No Brasil, quando a nossa presidente sofreu um impeachment, que na minha opinião entendo como um golpe, isso aconteceu com tanta facilidade por ela ser mulher. E também por termos um congresso em que boa parte dele é evangélico e também conservador. Quem assumiu foi o vice-presidente, totalmente cúmplice de toda política que ela fez, ou seja, porque ela saiu e ele ficou? Na época, assim que ele assumiu, a sua equipa não tinha uma única mulher. Quando a Dilma saiu, a sua presidência era ela e várias mulheres; ministras, secretárias, vários cargos importantes. Ele tirou todas as mulheres. Voltou a ser um espaço de poder de homens.”

 

O Cinema Brasileiro e extremismo de posições políticas no Brasil

No caso do cinema, nós temos a Agência Nacional do Cinema, que justamente foi uma conquista do governo anterior, muito importante, pois funciona como amortecedor. Durante a crise económica mundial, o cinema brasileiro não se ressentiu. É uma estrutura muito organizada, pré-estabelecida, com uma engenharia muito inteligente e independente.

Precisamente por ser uma agência, por não estar ligada ao ministério diretamente, por não estar ligada à troca de poder, quando saiu a Dilma e entrou o Temer, a agência permaneceu igual. Todas as outras áreas ligadas à cultura estão a viver um momento trágico.”

O que assusta no Brasil atual

O que assusta é que surgiu uma raiva do governo do PT, do Lula e Dilma – e o Lula é ainda uma pessoa muito forte. Se as eleições fossem hoje, ele ganhava. As pessoas que estão contra eles associaram-se a um pensamento de extrema direita. Isso é que é assustador, porque tem uma pessoa, que nem gosto de falar do nome dele que me dá medo.

Assusta-me porque ele faz lembrar – num outro registo – algo que aconteceu na Alemanha na época do Hitler quando ele começou a surgir com força. Populista, a princípio para bem do povo, e quando fomos a ver era um movimento completamente retrógrado, reacionário, e é isso que pode acontecer no Brasil.

Nós temos hoje no campo artístico um movimento muito avançado, na expressão da mulher, na expressão do género. A maior parada Gay do mundo é a brasileira. Agora em Berlim, o Teddy foi para o Bixa Travesti, documentário, e o de ficção também é brasileiro [Tinta Bruta]. Os dois prémios principais!! Nós temos artistas no Brasil de vários outros géneros sendo reconhecidos – muitos travestis, muitos transgêneros. Eu nunca tinha visto isso. É muito bonito como existe essa diversidade e, justamente, porque isso vem um movimento contrário reprimi-lo.

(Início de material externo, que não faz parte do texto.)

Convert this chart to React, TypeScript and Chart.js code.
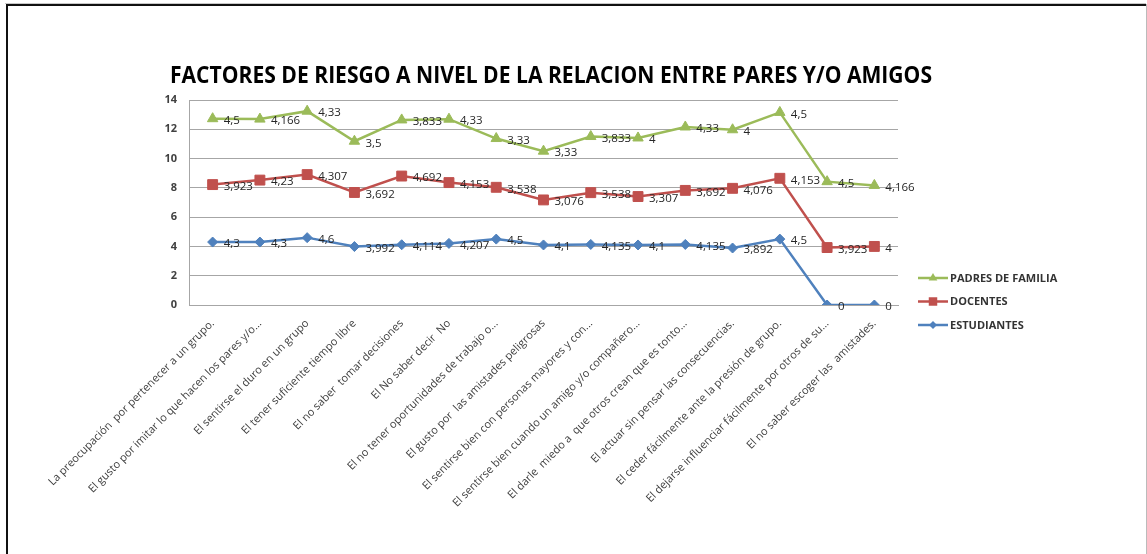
import React, { useEffect, useRef } from 'react';
import { Chart, registerables } from 'chart.js';

Chart.register(...registerables);

const chartTitle = 'FACTORES DE RIESGO A NIVEL DE LA RELACION ENTRE PARES Y/O AMIGOS';

const categories = [
  'La preocupación  por pertenecer a un grupo.',
  'El gusto por imitar lo que hacen los pares y/o...',
  'El sentirse el duro en un grupo',
  'El tener suficiente tiempo libre',
  'El no saber  tomar decisiones',
  'El No saber decir  No',
  'El no tener oportunidades de trabajo o...',
  'El gusto por  las amistades peligrosas',
  'El sentirse bien con personas mayores y con...',
  'El sentirse bien cuando un amigo y/o compañero...',
  'El darle  miedo a  que otros crean que es tonto...',
  'El actuar sin pensar las consecuencias.',
  'El ceder fácilmente ante la presión de grupo.',
  'El dejarse influenciar fácilmente por otros de su...',
  'El no saber escoger las  amistades.',
];

const estudiantes = [4.3, 4.3, 4.6, 3.992, 4.114, 4.207, 4.5, 4.1, 4.135, 4.1, 4.135, 3.892, 4.5, 0, 0];
const docentes = [3.923, 4.23, 4.307, 3.692, 4.692, 4.153, 3.538, 3.076, 3.538, 3.307, 3.692, 4.076, 4.153, 3.923, 4];
const padres = [4.5, 4.166, 4.33, 3.5, 3.833, 4.33, 3.33, 3.33, 3.833, 4, 4.33, 4, 4.5, 4.5, 4.166];

const yMin = 0;
const yMax = 14;
const yStep = 2;

const GREEN = '#9BBB59';
const RED = '#C0504D';
const BLUE = '#4F81BD';

function drawMarker(ctx: CanvasRenderingContext2D, style: string, x: number, y: number, r: number, color: string) {
  ctx.save();
  ctx.fillStyle = color;
  ctx.beginPath();
  if (style === 'triangle') {
    ctx.moveTo(x, y - r);
    ctx.lineTo(x + r * 0.866, y + r * 0.5);
    ctx.lineTo(x - r * 0.866, y + r * 0.5);
  } else if (style === 'rect') {
    const s = r * Math.SQRT1_2;
    ctx.rect(x - s, y - s, 2 * s, 2 * s);
  } else {
    ctx.moveTo(x, y - r);
    ctx.lineTo(x + r, y);
    ctx.lineTo(x, y + r);
    ctx.lineTo(x - r, y);
  }
  ctx.closePath();
  ctx.fill();
  ctx.restore();
}

const customPlugin = {
  id: 'customDecor',
  beforeDraw(chart: any) {
    const { ctx, width, height } = chart;
    ctx.save();
    ctx.fillStyle = '#ffffff';
    ctx.fillRect(0, 0, width, height);
    ctx.fillStyle = '#c8c8c8';
    ctx.fillRect(5, 3, 1141, 1);
    ctx.fillStyle = '#111111';
    ctx.fillRect(6, 4, 1140, 2);
    ctx.fillRect(6, 4, 2, height - 4);
    ctx.fillStyle = '#bbbbbb';
    ctx.fillRect(1146, 4, 1, height - 4);
    ctx.restore();
  },
  afterDatasetsDraw(chart: any) {
    const { ctx } = chart;
    ctx.save();
    ctx.font = '11.5px "Open Sans"';
    ctx.fillStyle = '#262626';
    ctx.textAlign = 'left';
    ctx.textBaseline = 'middle';
    chart.data.datasets.forEach((ds: any, di: number) => {
      const meta = chart.getDatasetMeta(di);
      meta.data.forEach((pt: any, i: number) => {
        const v = ds.data[i];
        const txt = String(v).replace('.', ',');
        ctx.fillText(txt, pt.x + 11, pt.y + 2);
      });
    });
    ctx.restore();
  },
  afterDraw(chart: any) {
    const { ctx } = chart;
    // title
    ctx.save();
    ctx.font = 'bold 24px "Open Sans"';
    ctx.fillStyle = '#000000';
    ctx.textBaseline = 'alphabetic';
    ctx.textAlign = 'left';
    const w = ctx.measureText(chartTitle).width;
    const target = 762;
    const sx = target / w;
    ctx.translate(170, 83);
    ctx.scale(sx, 1);
    ctx.fillText(chartTitle, 0, 0);
    ctx.restore();

    // legend
    ctx.save();
    const items = [...chart.data.datasets].reverse();
    const ys = [278, 301.5, 325];
    items.forEach((ds: any, i: number) => {
      const y = ys[i];
      ctx.strokeStyle = ds.borderColor;
      ctx.lineWidth = 2.5;
      ctx.beginPath();
      ctx.moveTo(918, y);
      ctx.lineTo(948, y);
      ctx.stroke();
      const r = ds.pointStyle === 'triangle' ? 5 : ds.pointStyle === 'rect' ? 6 : 4;
      drawMarker(ctx, ds.pointStyle, 933, y, r, ds.borderColor);
      ctx.font = 'bold 11px "Open Sans"';
      ctx.fillStyle = '#333333';
      ctx.textBaseline = 'middle';
      ctx.textAlign = 'left';
      ctx.fillText(ds.label, 950, y + 0.5);
    });
    ctx.restore();
  },
};

export default function App() {
  const canvasRef = useRef<HTMLCanvasElement | null>(null);

  useEffect(() => {
    if (!canvasRef.current) return;
    const chart = new Chart(canvasRef.current, {
      type: 'line',
      data: {
        labels: categories,
        datasets: [
          {
            label: 'ESTUDIANTES',
            data: estudiantes,
            borderColor: BLUE,
            backgroundColor: BLUE,
            pointStyle: 'rectRot',
            pointRadius: 5,
            pointBorderWidth: 1,
            borderWidth: 2.5,
            tension: 0,
            fill: false,
          },
          {
            label: 'DOCENTES',
            data: docentes,
            borderColor: RED,
            backgroundColor: RED,
            pointStyle: 'rect',
            pointRadius: 7,
            pointBorderWidth: 1,
            borderWidth: 2.5,
            tension: 0,
            fill: false,
          },
          {
            label: 'PADRES DE FAMILIA',
            data: padres,
            borderColor: GREEN,
            backgroundColor: GREEN,
            pointStyle: 'triangle',
            pointRadius: 6,
            pointBorderWidth: 1,
            borderWidth: 2.5,
            tension: 0,
            fill: false,
          },
        ],
      },
      options: {
        responsive: false,
        animation: false,
        devicePixelRatio: 1,
        layout: { padding: { left: 149, right: 249, top: 100, bottom: 0 } },
        plugins: {
          legend: { display: false },
          title: { display: false },
          tooltip: { enabled: false },
        },
        scales: {
          x: {
            offset: true,
            grid: { display: false, drawTicks: false },
            border: { display: true, color: '#a6a6a6', width: 1 },
            ticks: {
              autoSkip: false,
              minRotation: 45,
              maxRotation: 45,
              padding: 12,
              color: '#404040',
              font: { family: '"Open Sans"', size: 11 },
            },
            afterFit: (s: any) => {
              s.height = 249;
            },
          },
          y: {
            stacked: true,
            min: yMin,
            max: yMax,
            grid: { color: '#a6a6a6', drawTicks: false },
            border: { display: true, color: '#a6a6a6', width: 1 },
            ticks: {
              stepSize: yStep,
              padding: 12,
              color: '#404040',
              font: { family: '"Open Sans"', size: 11, weight: 'bold' },
            },
            afterFit: (s: any) => {
              s.width = 40;
            },
          },
        },
      },
      plugins: [customPlugin],
    } as any);
    return () => chart.destroy();
  }, []);

  return (
    <div style={{ position: 'fixed', left: 0, top: 0, width: 1147, height: 554 }}>
      <canvas ref={canvasRef} width={1147} height={554} style={{ display: 'block', width: 1147, height: 554 }} />
    </div>
  );
}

O movimento evangélico, que é o do prefeito do Rio, mandou fechar um terreiro de candomblé. Porque isso é do demónio?! Nós temos um lado muito avançado, até em relação ao mundo, e em compensação temos um movimento muito retrógrado que está em sintonia com alguns lugares, como o próprio Trump nos EUA.”

 

O Streaming e o Cinema

Para Laís, ela gosta é de contar histórias e o meio ou formato não é primordial: “Desde a pré-história que o homem gosta de se sentar à volta do fogo e ouvir histórias. O formato vai muitas vezes mudando, mas um novo não significa que vai extinguir o outro. O Teatro está aí até hoje, claro que de uma outra forma. Ele existe.

Acho que o Cinema não vai acabar, ele vai recolocar-se, readaptar-se. As novas tecnologias existem e gosto delas. A gente adapta-se. E tem um lado nas novas tecnologias, tanto na captação de imagem como na exibição, mesmo amadora, mais democrático e acho isso importante. De alguma forma, as minorias conseguiram ter voz, finalmente. Porque se tiver de depender do outro lado, que por hábito é o homem branco mais velho e confortável, ele não vai querer mudar. Esses espaços alternativos são fundamentais para refletir e criar o debate.

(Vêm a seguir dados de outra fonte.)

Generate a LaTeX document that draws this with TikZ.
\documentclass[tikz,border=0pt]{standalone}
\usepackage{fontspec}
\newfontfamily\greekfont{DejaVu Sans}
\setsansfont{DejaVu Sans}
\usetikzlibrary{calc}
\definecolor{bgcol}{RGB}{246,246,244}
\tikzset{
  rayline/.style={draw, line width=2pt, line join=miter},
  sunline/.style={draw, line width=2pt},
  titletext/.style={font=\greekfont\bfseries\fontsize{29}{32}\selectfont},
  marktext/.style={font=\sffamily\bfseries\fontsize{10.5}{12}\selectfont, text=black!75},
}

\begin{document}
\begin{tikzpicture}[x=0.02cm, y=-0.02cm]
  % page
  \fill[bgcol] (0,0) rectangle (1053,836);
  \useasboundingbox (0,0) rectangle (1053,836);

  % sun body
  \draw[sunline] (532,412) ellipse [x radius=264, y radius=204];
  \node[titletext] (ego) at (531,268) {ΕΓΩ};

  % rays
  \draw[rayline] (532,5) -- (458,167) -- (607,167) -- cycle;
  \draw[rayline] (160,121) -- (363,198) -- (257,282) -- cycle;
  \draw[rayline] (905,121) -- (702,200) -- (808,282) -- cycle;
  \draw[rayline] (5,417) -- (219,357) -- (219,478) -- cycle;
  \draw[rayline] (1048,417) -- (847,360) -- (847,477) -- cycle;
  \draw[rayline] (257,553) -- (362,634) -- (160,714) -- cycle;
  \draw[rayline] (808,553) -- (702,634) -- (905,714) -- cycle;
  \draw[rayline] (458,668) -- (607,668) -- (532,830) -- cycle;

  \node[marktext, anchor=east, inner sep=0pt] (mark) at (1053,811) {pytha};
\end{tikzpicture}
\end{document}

Eu não vejo problema nenhum com o streaming, contando que também seja regulado. Como aconteceu no Brasil, com as salas de cinema. Nós temos quotas de exibição dos filmes brasileiros. O problema do Video On Demand no Brasil, que é relativamente novo e está a surgir a grande velocidade , é que ainda não deu tempo de discutir quais são as regras. Se não discutirmos isso, a indústria do cinema brasileiro cai e eu vou parar de contar as minhas histórias. E aí só os americanos vão ficar para contar as histórias. E isso eu sou contra.”

 

Novos Projetos

Laís confessa que tem um novo projeto, ainda sem nome e na fase da escrita de argumento. Quando questionada se o filme teria o nome de uma música, como três das suas quatro longas-metragens, uma “luz” surgiu sobre si. “Espere aí que tive uma ideia e tenho de anotar“, diz entre risos, enquanto faz pequenos apontamentos.

Já com “ideia” guardada, fala que a película diz respeito ao Brasil e a Portugal: ” é a história do nosso Dom Pedro I, um filme de época, não posso falar do recorte da sua história que vamos falar, mas ele tem memórias da sua infância em Portugal, quando partiu para o Brasil.”

E terá ele uma equipa e filmagens em Portugal? “Sim“, responde com convicção, acrescentando que quer “trabalhar com atores portugueses” e que pretende fazer um casting para as personagens históricas nacionais.